▶ **TASK BRIEF**:
Which lines fall between the line holding "Give me the TikZ source for this diagram." and the line holding "(16,10) rectangle (2597,1388);", inclusive? Retype them exactly, without the pictures, and add nothing else.

▶ **INPUT DATA**:
==*==

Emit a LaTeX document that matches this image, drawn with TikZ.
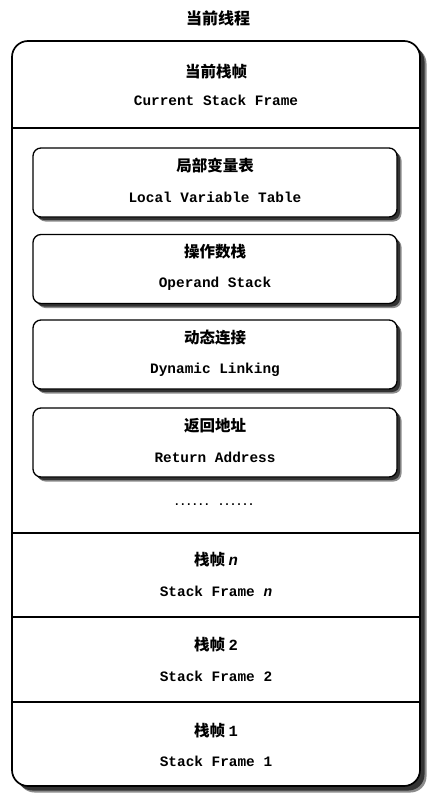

==*==

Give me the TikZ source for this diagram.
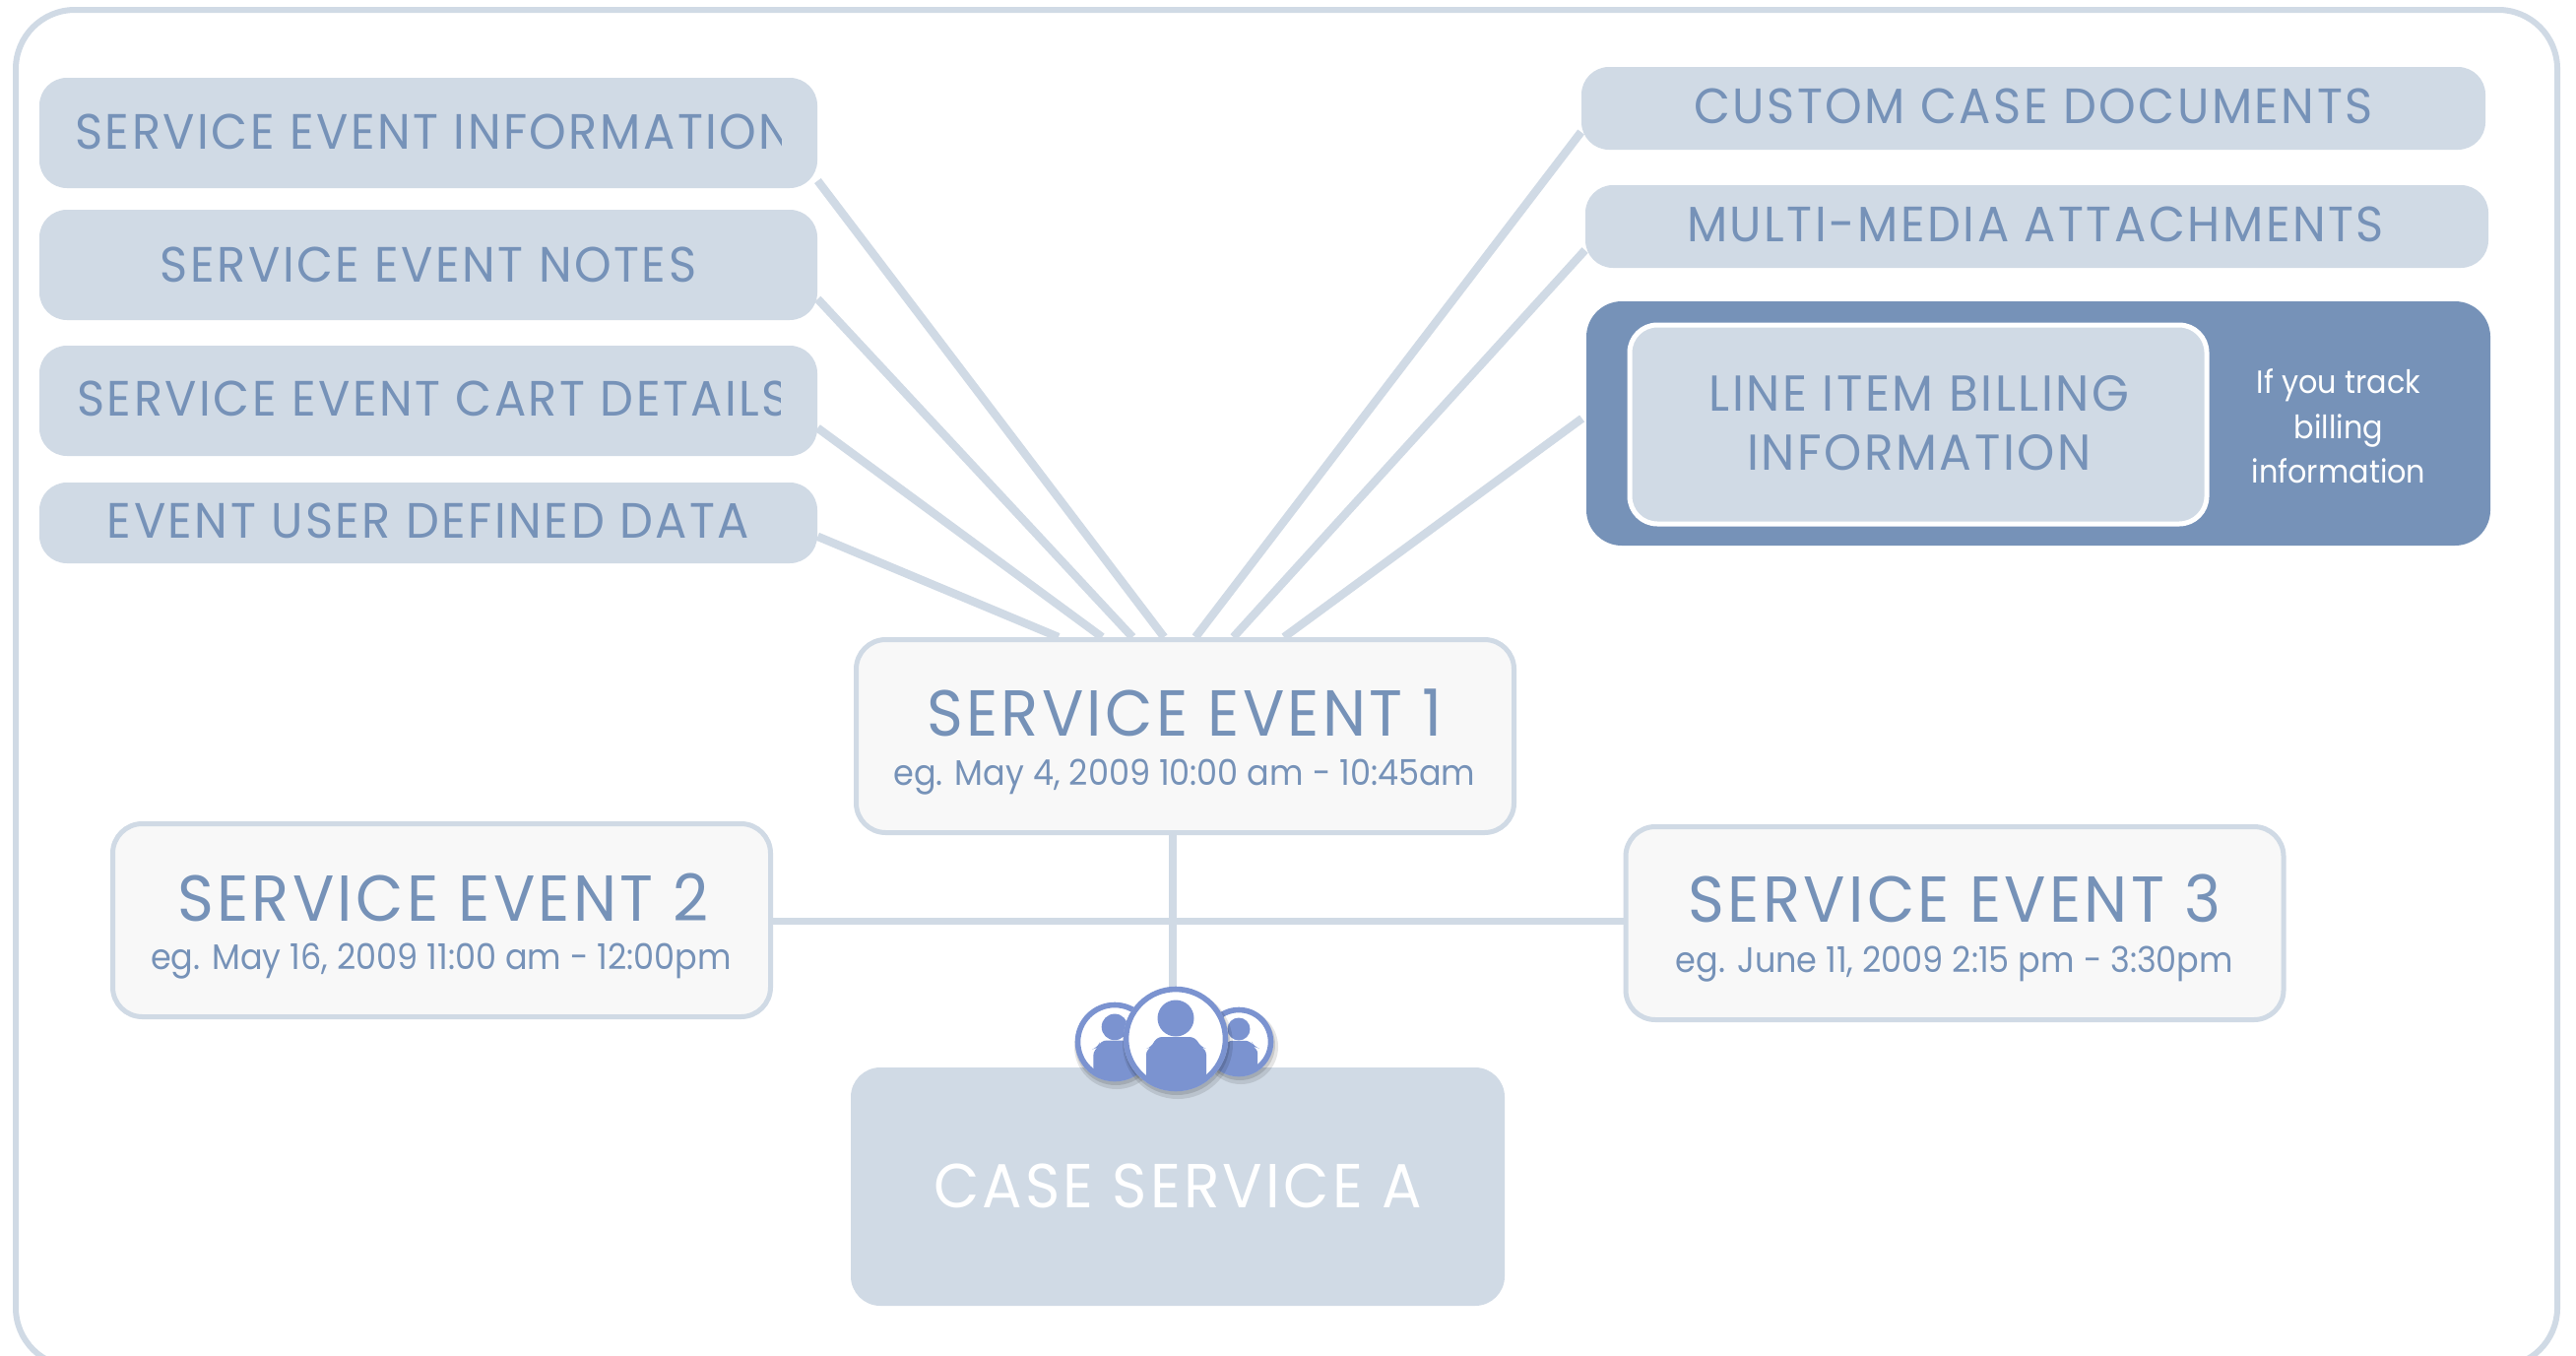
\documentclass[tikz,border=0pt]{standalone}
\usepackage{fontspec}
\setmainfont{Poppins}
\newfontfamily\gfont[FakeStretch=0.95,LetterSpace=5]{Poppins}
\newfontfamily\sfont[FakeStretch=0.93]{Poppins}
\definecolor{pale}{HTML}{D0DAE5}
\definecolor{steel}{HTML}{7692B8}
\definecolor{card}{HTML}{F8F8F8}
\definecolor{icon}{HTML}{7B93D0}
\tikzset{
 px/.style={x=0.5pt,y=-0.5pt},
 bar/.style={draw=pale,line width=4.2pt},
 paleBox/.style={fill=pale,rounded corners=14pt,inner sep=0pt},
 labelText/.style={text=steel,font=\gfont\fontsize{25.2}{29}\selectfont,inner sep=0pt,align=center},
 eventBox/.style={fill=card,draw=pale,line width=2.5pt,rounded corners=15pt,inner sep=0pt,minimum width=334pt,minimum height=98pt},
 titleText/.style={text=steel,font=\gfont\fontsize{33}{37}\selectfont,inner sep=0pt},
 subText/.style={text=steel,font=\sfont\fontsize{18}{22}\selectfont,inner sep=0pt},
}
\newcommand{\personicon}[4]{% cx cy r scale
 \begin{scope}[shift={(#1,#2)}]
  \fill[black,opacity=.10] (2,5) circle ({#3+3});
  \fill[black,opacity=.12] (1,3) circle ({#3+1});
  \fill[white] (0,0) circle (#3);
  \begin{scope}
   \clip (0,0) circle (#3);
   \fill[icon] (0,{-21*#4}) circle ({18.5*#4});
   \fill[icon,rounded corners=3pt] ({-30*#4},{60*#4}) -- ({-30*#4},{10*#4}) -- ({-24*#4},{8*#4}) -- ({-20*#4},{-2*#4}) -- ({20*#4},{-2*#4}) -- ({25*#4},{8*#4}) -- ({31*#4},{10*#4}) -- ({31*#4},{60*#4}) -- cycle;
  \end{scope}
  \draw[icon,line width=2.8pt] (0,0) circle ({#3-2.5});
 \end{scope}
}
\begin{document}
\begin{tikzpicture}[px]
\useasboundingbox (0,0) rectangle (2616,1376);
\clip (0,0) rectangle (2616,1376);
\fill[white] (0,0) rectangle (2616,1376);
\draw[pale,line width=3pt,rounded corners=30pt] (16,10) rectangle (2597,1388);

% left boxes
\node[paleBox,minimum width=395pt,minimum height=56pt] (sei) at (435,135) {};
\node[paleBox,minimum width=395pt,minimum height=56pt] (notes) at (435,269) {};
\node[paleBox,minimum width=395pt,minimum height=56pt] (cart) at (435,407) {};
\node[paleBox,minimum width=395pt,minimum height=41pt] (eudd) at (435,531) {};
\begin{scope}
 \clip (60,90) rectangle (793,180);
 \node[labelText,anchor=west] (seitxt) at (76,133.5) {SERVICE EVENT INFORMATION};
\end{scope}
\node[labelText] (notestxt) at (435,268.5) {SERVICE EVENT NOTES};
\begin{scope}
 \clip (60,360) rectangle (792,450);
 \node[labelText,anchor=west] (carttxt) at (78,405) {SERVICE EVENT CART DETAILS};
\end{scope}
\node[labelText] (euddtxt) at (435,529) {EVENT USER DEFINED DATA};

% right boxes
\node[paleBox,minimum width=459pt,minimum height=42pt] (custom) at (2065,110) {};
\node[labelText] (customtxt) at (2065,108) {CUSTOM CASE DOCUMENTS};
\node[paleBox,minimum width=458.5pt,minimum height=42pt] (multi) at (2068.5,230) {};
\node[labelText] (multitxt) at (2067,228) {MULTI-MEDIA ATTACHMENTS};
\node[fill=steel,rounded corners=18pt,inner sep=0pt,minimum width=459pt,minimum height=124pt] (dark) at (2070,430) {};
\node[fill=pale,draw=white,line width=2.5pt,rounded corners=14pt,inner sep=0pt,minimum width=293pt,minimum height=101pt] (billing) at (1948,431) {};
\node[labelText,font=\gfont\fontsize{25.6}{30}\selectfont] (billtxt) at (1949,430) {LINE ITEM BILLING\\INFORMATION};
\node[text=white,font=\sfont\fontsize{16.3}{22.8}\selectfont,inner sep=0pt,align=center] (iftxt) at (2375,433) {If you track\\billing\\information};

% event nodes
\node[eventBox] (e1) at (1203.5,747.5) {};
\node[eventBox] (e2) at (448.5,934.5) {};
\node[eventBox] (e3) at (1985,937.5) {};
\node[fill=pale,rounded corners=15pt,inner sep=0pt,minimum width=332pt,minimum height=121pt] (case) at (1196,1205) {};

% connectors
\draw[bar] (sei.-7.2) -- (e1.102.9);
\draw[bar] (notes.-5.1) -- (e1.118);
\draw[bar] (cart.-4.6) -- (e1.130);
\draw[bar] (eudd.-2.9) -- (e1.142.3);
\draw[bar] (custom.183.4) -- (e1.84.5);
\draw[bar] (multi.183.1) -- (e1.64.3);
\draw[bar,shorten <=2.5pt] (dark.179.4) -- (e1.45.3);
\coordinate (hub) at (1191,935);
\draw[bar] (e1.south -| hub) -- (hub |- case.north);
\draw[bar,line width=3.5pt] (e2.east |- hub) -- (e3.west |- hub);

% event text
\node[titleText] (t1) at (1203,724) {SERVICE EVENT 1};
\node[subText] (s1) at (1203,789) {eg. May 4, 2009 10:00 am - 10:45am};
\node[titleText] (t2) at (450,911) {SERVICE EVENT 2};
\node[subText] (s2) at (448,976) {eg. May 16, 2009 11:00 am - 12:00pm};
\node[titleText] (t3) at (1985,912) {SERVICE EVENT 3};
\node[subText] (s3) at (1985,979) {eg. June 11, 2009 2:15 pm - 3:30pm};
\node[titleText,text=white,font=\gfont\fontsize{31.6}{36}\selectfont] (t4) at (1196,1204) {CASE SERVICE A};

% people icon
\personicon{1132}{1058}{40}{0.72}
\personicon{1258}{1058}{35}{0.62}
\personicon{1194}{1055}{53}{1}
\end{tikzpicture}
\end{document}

==*==

▶ **RESULT BELOW**:
Give me the TikZ source for this diagram.
\documentclass[tikz,border=0pt]{standalone}
\usepackage{fontspec}
\setmainfont{Poppins}
\newfontfamily\gfont[FakeStretch=0.95,LetterSpace=5]{Poppins}
\newfontfamily\sfont[FakeStretch=0.93]{Poppins}
\definecolor{pale}{HTML}{D0DAE5}
\definecolor{steel}{HTML}{7692B8}
\definecolor{card}{HTML}{F8F8F8}
\definecolor{icon}{HTML}{7B93D0}
\tikzset{
 px/.style={x=0.5pt,y=-0.5pt},
 bar/.style={draw=pale,line width=4.2pt},
 paleBox/.style={fill=pale,rounded corners=14pt,inner sep=0pt},
 labelText/.style={text=steel,font=\gfont\fontsize{25.2}{29}\selectfont,inner sep=0pt,align=center},
 eventBox/.style={fill=card,draw=pale,line width=2.5pt,rounded corners=15pt,inner sep=0pt,minimum width=334pt,minimum height=98pt},
 titleText/.style={text=steel,font=\gfont\fontsize{33}{37}\selectfont,inner sep=0pt},
 subText/.style={text=steel,font=\sfont\fontsize{18}{22}\selectfont,inner sep=0pt},
}
\newcommand{\personicon}[4]{% cx cy r scale
 \begin{scope}[shift={(#1,#2)}]
  \fill[black,opacity=.10] (2,5) circle ({#3+3});
  \fill[black,opacity=.12] (1,3) circle ({#3+1});
  \fill[white] (0,0) circle (#3);
  \begin{scope}
   \clip (0,0) circle (#3);
   \fill[icon] (0,{-21*#4}) circle ({18.5*#4});
   \fill[icon,rounded corners=3pt] ({-30*#4},{60*#4}) -- ({-30*#4},{10*#4}) -- ({-24*#4},{8*#4}) -- ({-20*#4},{-2*#4}) -- ({20*#4},{-2*#4}) -- ({25*#4},{8*#4}) -- ({31*#4},{10*#4}) -- ({31*#4},{60*#4}) -- cycle;
  \end{scope}
  \draw[icon,line width=2.8pt] (0,0) circle ({#3-2.5});
 \end{scope}
}
\begin{document}
\begin{tikzpicture}[px]
\useasboundingbox (0,0) rectangle (2616,1376);
\clip (0,0) rectangle (2616,1376);
\fill[white] (0,0) rectangle (2616,1376);
\draw[pale,line width=3pt,rounded corners=30pt] (16,10) rectangle (2597,1388);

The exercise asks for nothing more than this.